The restructuring at the Chicago-based executive search provider will include a workforce reduction, elimination of two executive officer roles, closing of three offices and the acceleration of some expenses.

“Since assuming my role in July, I have noted on our quarterly calls that we were in the process of examining every aspect of our organizational and cost structure to support investments toward our vision of becoming the world’s most trusted advisory firm as well as to improve the firm’s profitability,” Heidrick President and CEO Krishnan Rajagopalan said. “Today’s announcement of a restructuring is an important step forward.”

Annual cost savings from the restructuring is expected to range from $11 million to $13 million.

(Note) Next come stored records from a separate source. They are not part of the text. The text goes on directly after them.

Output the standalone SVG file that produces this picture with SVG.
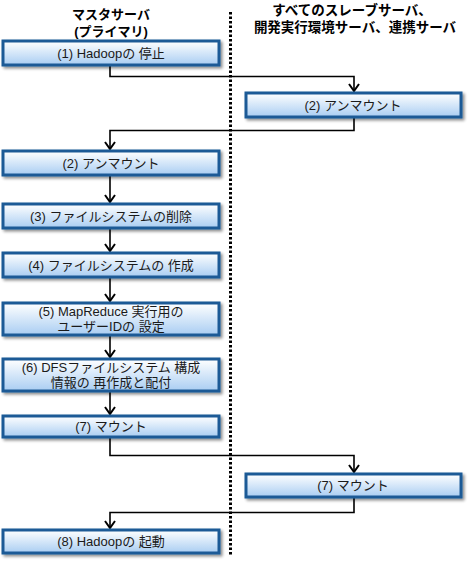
<svg xmlns="http://www.w3.org/2000/svg" width="469" height="562" viewBox="0 0 469 562">
<defs>
<linearGradient id="g" x1="0" y1="0" x2="0" y2="1">
<stop offset="0" stop-color="#ffffff"/>
<stop offset="0.25" stop-color="#eaf3fc"/>
<stop offset="1" stop-color="#a9cdf2"/>
</linearGradient>
<filter id="sh" x="-10%" y="-30%" width="120%" height="170%">
<feGaussianBlur in="SourceAlpha" stdDeviation="1.5"/>
<feOffset dx="2" dy="2" result="b"/>
<feComponentTransfer><feFuncA type="linear" slope="0.45"/></feComponentTransfer>
<feMerge><feMergeNode/><feMergeNode in="SourceGraphic"/></feMerge>
</filter>
</defs>
<style>
.box{fill:url(#g);stroke:#1d5a96;stroke-width:3;filter:url(#sh)}
.t{font-family:"Liberation Sans","Noto Sans CJK JP",sans-serif;font-size:13px;fill:#1a1a1a;text-anchor:middle}
.h{font-family:"Liberation Sans","Noto Sans CJK JP",sans-serif;font-size:13px;font-weight:bold;fill:#000;text-anchor:middle}
.ln{fill:none;stroke:#000;stroke-width:1.6}
.arr{fill:none;stroke:#000;stroke-width:2}
</style>
<line x1="230.5" y1="12" x2="230.5" y2="556" stroke="#000" stroke-width="3" stroke-dasharray="2.5 2"/>
<g id="headers">
<text class="h"><tspan x="111" y="19">マスタサーバ</tspan><tspan x="111" y="36">(プライマリ)</tspan></text>
<text class="h" style="font-size:13.5px"><tspan x="352" y="15">すべてのスレーブサーバ、</tspan><tspan x="355" y="32">開発実行環境サーバ、連携サーバ</tspan></text>
</g>
<g id="connectors">
<polyline class="ln" points="110,66 110,76.5 354,76.5 354,91"/>
<polyline class="arr" points="349,84 354,91 359,84"/>
<polyline class="ln" points="354,118 354,130.5 110,130.5 110,149"/>
<polyline class="arr" points="105,142 110,149 115,142"/>
<line class="ln" x1="110" y1="175" x2="110" y2="202"/>
<polyline class="arr" points="105,195 110,202 115,195"/>
<line class="ln" x1="110" y1="229" x2="110" y2="251"/>
<polyline class="arr" points="105,244 110,251 115,244"/>
<line class="ln" x1="110" y1="277" x2="110" y2="301"/>
<polyline class="arr" points="105,294 110,301 115,294"/>
<line class="ln" x1="110" y1="335" x2="110" y2="357"/>
<polyline class="arr" points="105,350 110,357 115,350"/>
<line class="ln" x1="110" y1="392" x2="110" y2="414"/>
<polyline class="arr" points="105,407 110,414 115,407"/>
<polyline class="ln" points="110,437 110,455.5 354,455.5 354,472"/>
<polyline class="arr" points="349,465 354,472 359,465"/>
<polyline class="ln" points="354,498 354,512.5 110,512.5 110,528"/>
<polyline class="arr" points="105,521 110,528 115,521"/>
</g>
<g id="n1"><rect class="box" x="3" y="41" width="216" height="24"/><text class="t" x="111" y="58">(1) Hadoopの 停止</text></g>
<g id="n2r"><rect class="box" x="246" y="93" width="215" height="24"/><text class="t" x="353" y="110">(2) アンマウント</text></g>
<g id="n2"><rect class="box" x="3" y="151" width="216" height="24"/><text class="t" x="111" y="168">(2) アンマウント</text></g>
<g id="n3"><rect class="box" x="3" y="204" width="216" height="24"/><text class="t" x="111" y="221">(3) ファイルシステムの削除</text></g>
<g id="n4"><rect class="box" x="3" y="253" width="216" height="24"/><text class="t" x="111" y="270">(4) ファイルシステムの 作成</text></g>
<g id="n5"><rect class="box" x="3" y="303" width="216" height="32"/><text class="t"><tspan x="111" y="316">(5) MapReduce 実行用の</tspan><tspan x="111" y="331">ユーザーIDの 設定</tspan></text></g>
<g id="n6"><rect class="box" x="3" y="359" width="216" height="32"/><text class="t"><tspan x="111" y="372">(6) DFSファイルシステム 構成</tspan><tspan x="111" y="387">情報の 再作成と配付</tspan></text></g>
<g id="n7"><rect class="box" x="3" y="416" width="216" height="21"/><text class="t" x="111" y="431">(7) マウント</text></g>
<g id="n7r"><rect class="box" x="246" y="474" width="215" height="23"/><text class="t" x="353" y="490">(7) マウント</text></g>
<g id="n8"><rect class="box" x="3" y="530" width="216" height="23"/><text class="t" x="111" y="546">(8) Hadoopの 起動</text></g>
</svg>
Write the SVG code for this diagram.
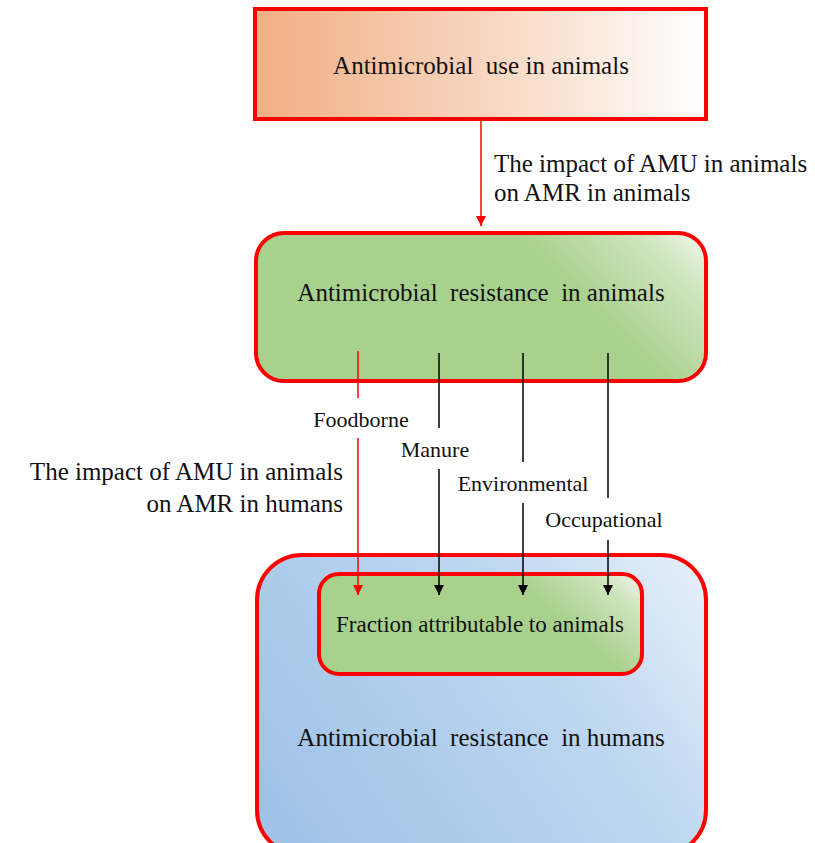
<svg xmlns="http://www.w3.org/2000/svg" width="815" height="843" viewBox="0 0 815 843">
<defs>
<linearGradient id="gOrange" x1="0" y1="0.5" x2="1" y2="0.5">
<stop offset="0" stop-color="#f1ae84"/>
<stop offset="0.55" stop-color="#f8d9c5"/>
<stop offset="1" stop-color="#ffffff"/>
</linearGradient>
<linearGradient id="gGreen" gradientUnits="userSpaceOnUse" x1="712" y1="228" x2="610" y2="330">
<stop offset="0" stop-color="#f7fbf4"/>
<stop offset="0.4" stop-color="#cde4bc"/>
<stop offset="1" stop-color="#a9d18e"/>
</linearGradient>
<linearGradient id="gGreen2" gradientUnits="userSpaceOnUse" x1="646" y1="570" x2="585" y2="640">
<stop offset="0" stop-color="#f7fbf4"/>
<stop offset="0.4" stop-color="#cde4bc"/>
<stop offset="1" stop-color="#a9d18e"/>
</linearGradient>
<linearGradient id="gBlue" gradientUnits="userSpaceOnUse" x1="706" y1="555" x2="300" y2="843">
<stop offset="0" stop-color="#e9f1fa"/>
<stop offset="0.35" stop-color="#c0d8f1"/>
<stop offset="1" stop-color="#9fc3e7"/>
</linearGradient>
<marker id="arrRed" viewBox="0 0 10 10" refX="10" refY="5" markerWidth="10" markerHeight="10" markerUnits="userSpaceOnUse" orient="auto">
<path d="M0,0 L10,5 L0,10 Z" fill="#ff0000"/>
</marker>
<marker id="arrBlack" viewBox="0 0 10 10" refX="10" refY="5" markerWidth="10" markerHeight="10" markerUnits="userSpaceOnUse" orient="auto">
<path d="M0,0 L10,5 L0,10 Z" fill="#000000"/>
</marker>
</defs>
<style>
.box{stroke:#ff0000;stroke-width:4}
text{font-family:'Liberation Serif','DejaVu Serif','Times New Roman',serif;fill:#111}
.big{font-size:25px}
.mid{font-size:23px}
.lbl{font-size:22px}
.red{stroke:#ff0000;stroke-width:1.5;fill:none}
.blk{stroke:#000000;stroke-width:1.5;fill:none}
</style>
<rect width="815" height="843" fill="#ffffff"/>

<g id="node-amu-use">
<rect class="box" x="255" y="9" width="451" height="110" fill="url(#gOrange)"/>
<text class="big" x="481" y="74" text-anchor="middle" xml:space="preserve">Antimicrobial  use in animals</text>
</g>

<g id="node-amr-animals">
<rect class="box" x="256" y="233" width="450" height="148" rx="28" fill="url(#gGreen)"/>
<text class="big" x="481" y="301" text-anchor="middle" xml:space="preserve">Antimicrobial  resistance  in animals</text>
</g>

<g id="node-amr-humans">
<rect class="box" x="257" y="555" width="449" height="300" rx="45" fill="url(#gBlue)"/>
<text class="big" x="481" y="746" text-anchor="middle" xml:space="preserve">Antimicrobial  resistance  in humans</text>
</g>

<g id="node-fraction">
<rect class="box" x="319" y="574" width="323" height="100" rx="20" fill="url(#gGreen2)"/>
<text class="mid" x="480" y="632" text-anchor="middle">Fraction attributable to animals</text>
</g>

<g id="connectors">
<line class="red" x1="481" y1="121" x2="481" y2="226" marker-end="url(#arrRed)"/>
<line class="red" x1="358" y1="351" x2="358" y2="398"/>
<line class="red" x1="358" y1="438" x2="358" y2="595" marker-end="url(#arrRed)"/>
<line class="blk" x1="439" y1="353" x2="439" y2="428"/>
<line class="blk" x1="439" y1="469" x2="439" y2="595" marker-end="url(#arrBlack)"/>
<line class="blk" x1="523" y1="353" x2="523" y2="462"/>
<line class="blk" x1="523" y1="503" x2="523" y2="595" marker-end="url(#arrBlack)"/>
<line class="blk" x1="608" y1="353" x2="608" y2="498"/>
<line class="blk" x1="608" y1="540" x2="608" y2="595" marker-end="url(#arrBlack)"/>
</g>

<g id="labels">
<text class="big" x="494" y="172">The impact of AMU in animals</text>
<text class="big" x="494" y="201">on AMR in animals</text>
<text class="big" x="343" y="480" text-anchor="end">The impact of AMU in animals</text>
<text class="big" x="343" y="512" text-anchor="end">on AMR in humans</text>
<text class="lbl" x="361" y="427" text-anchor="middle">Foodborne</text>
<text class="lbl" x="435" y="457" text-anchor="middle">Manure</text>
<text class="lbl" x="523" y="491" text-anchor="middle">Environmental</text>
<text class="lbl" x="604" y="527" text-anchor="middle">Occupational</text>
</g>
</svg>
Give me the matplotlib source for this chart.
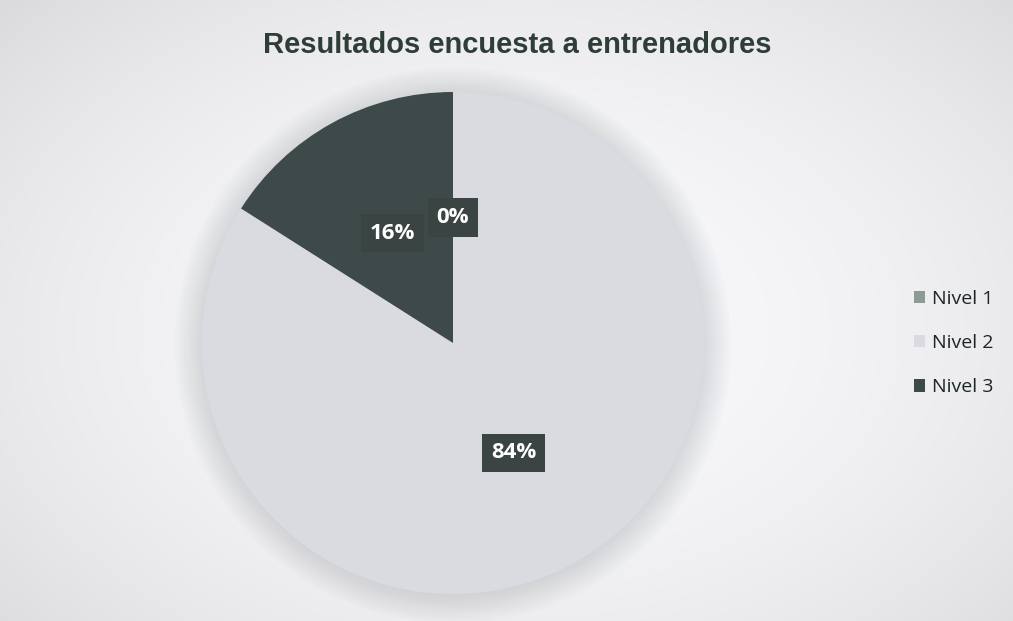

“The market for executive search continues to be robust and we have positive momentum as a firm. Fourth quarter 2017 consolidated net revenue was at the high end of the guidance we provided on October 26, 2017 of between $150 million and $160 million,” Rajagopalan said. “In 2018, we will continue our transformation journey to become the premier advisor on executive search, leadership assessment and development, team and organization performance and culture shaping.”

Finally, Heidrick reported it expects to incur a tax expense in the range of $10 million to $25 million related the valuation of its US deferred tax assets.

“The write-down of the value of the assets is a result of the reduction in the corporate income tax rate from 35% to 21%,” according to the company. “Additionally, because provisions in the new legislation will likely restrict the use of foreign tax credits going forward, the company will recognize an additional tax-related charge of approximately $9 million to establish a valuation allowance for its foreign tax credit carry forward.”